■ **THE PROBLEM**: Exactly as written, quote every line that follows, skipping the images.

■ **DATA**:
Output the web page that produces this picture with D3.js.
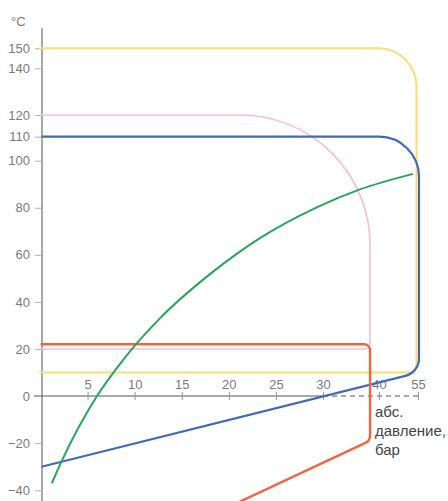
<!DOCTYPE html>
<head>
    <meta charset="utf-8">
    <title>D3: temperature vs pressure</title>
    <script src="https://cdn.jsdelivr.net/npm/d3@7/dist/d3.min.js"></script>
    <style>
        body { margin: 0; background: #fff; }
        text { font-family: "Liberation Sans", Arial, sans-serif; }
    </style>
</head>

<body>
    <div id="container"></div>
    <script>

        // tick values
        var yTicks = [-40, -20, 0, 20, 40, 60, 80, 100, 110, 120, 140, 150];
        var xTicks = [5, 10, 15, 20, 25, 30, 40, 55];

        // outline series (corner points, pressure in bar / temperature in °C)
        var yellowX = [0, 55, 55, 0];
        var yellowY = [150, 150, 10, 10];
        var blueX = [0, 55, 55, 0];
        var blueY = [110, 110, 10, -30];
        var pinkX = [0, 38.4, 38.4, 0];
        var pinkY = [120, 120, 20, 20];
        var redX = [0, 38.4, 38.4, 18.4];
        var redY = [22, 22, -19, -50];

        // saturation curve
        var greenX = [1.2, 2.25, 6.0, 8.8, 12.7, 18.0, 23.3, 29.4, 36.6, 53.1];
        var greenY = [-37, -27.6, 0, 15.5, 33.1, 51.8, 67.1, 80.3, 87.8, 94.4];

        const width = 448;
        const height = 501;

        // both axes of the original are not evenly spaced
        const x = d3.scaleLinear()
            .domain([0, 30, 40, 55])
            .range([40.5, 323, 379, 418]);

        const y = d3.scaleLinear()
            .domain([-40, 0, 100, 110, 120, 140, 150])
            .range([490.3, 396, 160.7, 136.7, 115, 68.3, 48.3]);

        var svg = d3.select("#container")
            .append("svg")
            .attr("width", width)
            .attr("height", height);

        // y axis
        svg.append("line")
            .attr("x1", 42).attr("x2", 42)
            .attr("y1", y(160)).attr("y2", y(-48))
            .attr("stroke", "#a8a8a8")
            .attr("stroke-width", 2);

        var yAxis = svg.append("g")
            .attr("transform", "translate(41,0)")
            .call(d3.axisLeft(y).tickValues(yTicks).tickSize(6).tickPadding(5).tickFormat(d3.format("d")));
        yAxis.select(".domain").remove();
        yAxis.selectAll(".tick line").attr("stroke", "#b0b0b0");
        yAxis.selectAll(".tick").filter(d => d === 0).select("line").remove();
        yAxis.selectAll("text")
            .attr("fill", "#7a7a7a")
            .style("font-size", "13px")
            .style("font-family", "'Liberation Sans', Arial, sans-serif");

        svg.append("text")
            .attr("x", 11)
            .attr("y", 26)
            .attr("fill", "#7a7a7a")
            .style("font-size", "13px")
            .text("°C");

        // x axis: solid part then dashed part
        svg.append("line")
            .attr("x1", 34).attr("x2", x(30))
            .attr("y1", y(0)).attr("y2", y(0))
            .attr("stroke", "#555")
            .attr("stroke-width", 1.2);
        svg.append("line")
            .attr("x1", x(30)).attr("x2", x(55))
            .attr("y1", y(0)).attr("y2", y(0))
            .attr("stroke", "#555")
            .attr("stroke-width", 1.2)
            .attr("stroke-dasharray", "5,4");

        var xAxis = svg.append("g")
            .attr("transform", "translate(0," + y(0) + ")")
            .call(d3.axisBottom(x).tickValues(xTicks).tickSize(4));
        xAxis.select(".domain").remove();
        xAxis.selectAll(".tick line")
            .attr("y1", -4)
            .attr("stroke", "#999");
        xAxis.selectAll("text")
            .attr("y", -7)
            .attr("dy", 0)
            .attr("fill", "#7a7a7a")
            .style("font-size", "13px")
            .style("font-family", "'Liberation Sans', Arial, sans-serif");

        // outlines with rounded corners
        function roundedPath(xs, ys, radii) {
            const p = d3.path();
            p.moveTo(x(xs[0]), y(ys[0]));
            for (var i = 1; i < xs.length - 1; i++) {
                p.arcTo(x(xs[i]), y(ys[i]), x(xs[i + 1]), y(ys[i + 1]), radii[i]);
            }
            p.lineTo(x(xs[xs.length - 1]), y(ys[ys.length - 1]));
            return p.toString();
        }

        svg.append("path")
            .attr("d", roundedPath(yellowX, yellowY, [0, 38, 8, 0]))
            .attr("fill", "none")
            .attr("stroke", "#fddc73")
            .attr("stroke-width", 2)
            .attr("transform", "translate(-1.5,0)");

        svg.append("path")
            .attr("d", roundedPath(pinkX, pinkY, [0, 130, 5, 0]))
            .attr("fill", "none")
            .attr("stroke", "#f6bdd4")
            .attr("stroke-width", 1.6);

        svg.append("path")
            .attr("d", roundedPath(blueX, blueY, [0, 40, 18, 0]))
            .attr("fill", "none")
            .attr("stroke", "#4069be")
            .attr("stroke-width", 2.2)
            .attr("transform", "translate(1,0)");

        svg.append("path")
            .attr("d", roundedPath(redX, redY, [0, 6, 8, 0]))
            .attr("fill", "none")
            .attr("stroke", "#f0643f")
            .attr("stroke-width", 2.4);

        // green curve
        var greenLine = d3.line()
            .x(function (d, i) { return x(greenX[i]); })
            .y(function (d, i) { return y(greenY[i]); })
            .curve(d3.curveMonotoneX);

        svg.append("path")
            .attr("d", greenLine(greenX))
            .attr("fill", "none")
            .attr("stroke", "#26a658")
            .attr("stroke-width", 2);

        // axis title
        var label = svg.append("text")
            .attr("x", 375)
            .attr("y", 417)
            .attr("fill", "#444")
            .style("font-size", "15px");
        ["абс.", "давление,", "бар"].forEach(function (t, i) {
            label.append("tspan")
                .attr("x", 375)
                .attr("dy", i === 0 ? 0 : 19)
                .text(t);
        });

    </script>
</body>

■ **SOLUTION TO THIS TASK**:
Output the web page that produces this picture with D3.js.
<!DOCTYPE html>
<head>
    <meta charset="utf-8">
    <title>D3: temperature vs pressure</title>
    <script src="https://cdn.jsdelivr.net/npm/d3@7/dist/d3.min.js"></script>
    <style>
        body { margin: 0; background: #fff; }
        text { font-family: "Liberation Sans", Arial, sans-serif; }
    </style>
</head>

<body>
    <div id="container"></div>
    <script>

        // tick values
        var yTicks = [-40, -20, 0, 20, 40, 60, 80, 100, 110, 120, 140, 150];
        var xTicks = [5, 10, 15, 20, 25, 30, 40, 55];

        // outline series (corner points, pressure in bar / temperature in °C)
        var yellowX = [0, 55, 55, 0];
        var yellowY = [150, 150, 10, 10];
        var blueX = [0, 55, 55, 0];
        var blueY = [110, 110, 10, -30];
        var pinkX = [0, 38.4, 38.4, 0];
        var pinkY = [120, 120, 20, 20];
        var redX = [0, 38.4, 38.4, 18.4];
        var redY = [22, 22, -19, -50];

        // saturation curve
        var greenX = [1.2, 2.25, 6.0, 8.8, 12.7, 18.0, 23.3, 29.4, 36.6, 53.1];
        var greenY = [-37, -27.6, 0, 15.5, 33.1, 51.8, 67.1, 80.3, 87.8, 94.4];

        const width = 448;
        const height = 501;

        // both axes of the original are not evenly spaced
        const x = d3.scaleLinear()
            .domain([0, 30, 40, 55])
            .range([40.5, 323, 379, 418]);

        const y = d3.scaleLinear()
            .domain([-40, 0, 100, 110, 120, 140, 150])
            .range([490.3, 396, 160.7, 136.7, 115, 68.3, 48.3]);

        var svg = d3.select("#container")
            .append("svg")
            .attr("width", width)
            .attr("height", height);

        // y axis
        svg.append("line")
            .attr("x1", 42).attr("x2", 42)
            .attr("y1", y(160)).attr("y2", y(-48))
            .attr("stroke", "#a8a8a8")
            .attr("stroke-width", 2);

        var yAxis = svg.append("g")
            .attr("transform", "translate(41,0)")
            .call(d3.axisLeft(y).tickValues(yTicks).tickSize(6).tickPadding(5).tickFormat(d3.format("d")));
        yAxis.select(".domain").remove();
        yAxis.selectAll(".tick line").attr("stroke", "#b0b0b0");
        yAxis.selectAll(".tick").filter(d => d === 0).select("line").remove();
        yAxis.selectAll("text")
            .attr("fill", "#7a7a7a")
            .style("font-size", "13px")
            .style("font-family", "'Liberation Sans', Arial, sans-serif");

        svg.append("text")
            .attr("x", 11)
            .attr("y", 26)
            .attr("fill", "#7a7a7a")
            .style("font-size", "13px")
            .text("°C");

        // x axis: solid part then dashed part
        svg.append("line")
            .attr("x1", 34).attr("x2", x(30))
            .attr("y1", y(0)).attr("y2", y(0))
            .attr("stroke", "#555")
            .attr("stroke-width", 1.2);
        svg.append("line")
            .attr("x1", x(30)).attr("x2", x(55))
            .attr("y1", y(0)).attr("y2", y(0))
            .attr("stroke", "#555")
            .attr("stroke-width", 1.2)
            .attr("stroke-dasharray", "5,4");

        var xAxis = svg.append("g")
            .attr("transform", "translate(0," + y(0) + ")")
            .call(d3.axisBottom(x).tickValues(xTicks).tickSize(4));
        xAxis.select(".domain").remove();
        xAxis.selectAll(".tick line")
            .attr("y1", -4)
            .attr("stroke", "#999");
        xAxis.selectAll("text")
            .attr("y", -7)
            .attr("dy", 0)
            .attr("fill", "#7a7a7a")
            .style("font-size", "13px")
            .style("font-family", "'Liberation Sans', Arial, sans-serif");

        // outlines with rounded corners
        function roundedPath(xs, ys, radii) {
            const p = d3.path();
            p.moveTo(x(xs[0]), y(ys[0]));
            for (var i = 1; i < xs.length - 1; i++) {
                p.arcTo(x(xs[i]), y(ys[i]), x(xs[i + 1]), y(ys[i + 1]), radii[i]);
            }
            p.lineTo(x(xs[xs.length - 1]), y(ys[ys.length - 1]));
            return p.toString();
        }

        svg.append("path")
            .attr("d", roundedPath(yellowX, yellowY, [0, 38, 8, 0]))
            .attr("fill", "none")
            .attr("stroke", "#fddc73")
            .attr("stroke-width", 2)
            .attr("transform", "translate(-1.5,0)");

        svg.append("path")
            .attr("d", roundedPath(pinkX, pinkY, [0, 130, 5, 0]))
            .attr("fill", "none")
            .attr("stroke", "#f6bdd4")
            .attr("stroke-width", 1.6);

        svg.append("path")
            .attr("d", roundedPath(blueX, blueY, [0, 40, 18, 0]))
            .attr("fill", "none")
            .attr("stroke", "#4069be")
            .attr("stroke-width", 2.2)
            .attr("transform", "translate(1,0)");

        svg.append("path")
            .attr("d", roundedPath(redX, redY, [0, 6, 8, 0]))
            .attr("fill", "none")
            .attr("stroke", "#f0643f")
            .attr("stroke-width", 2.4);

        // green curve
        var greenLine = d3.line()
            .x(function (d, i) { return x(greenX[i]); })
            .y(function (d, i) { return y(greenY[i]); })
            .curve(d3.curveMonotoneX);

        svg.append("path")
            .attr("d", greenLine(greenX))
            .attr("fill", "none")
            .attr("stroke", "#26a658")
            .attr("stroke-width", 2);

        // axis title
        var label = svg.append("text")
            .attr("x", 375)
            .attr("y", 417)
            .attr("fill", "#444")
            .style("font-size", "15px");
        ["абс.", "давление,", "бар"].forEach(function (t, i) {
            label.append("tspan")
                .attr("x", 375)
                .attr("dy", i === 0 ? 0 : 19)
                .text(t);
        });

    </script>
</body>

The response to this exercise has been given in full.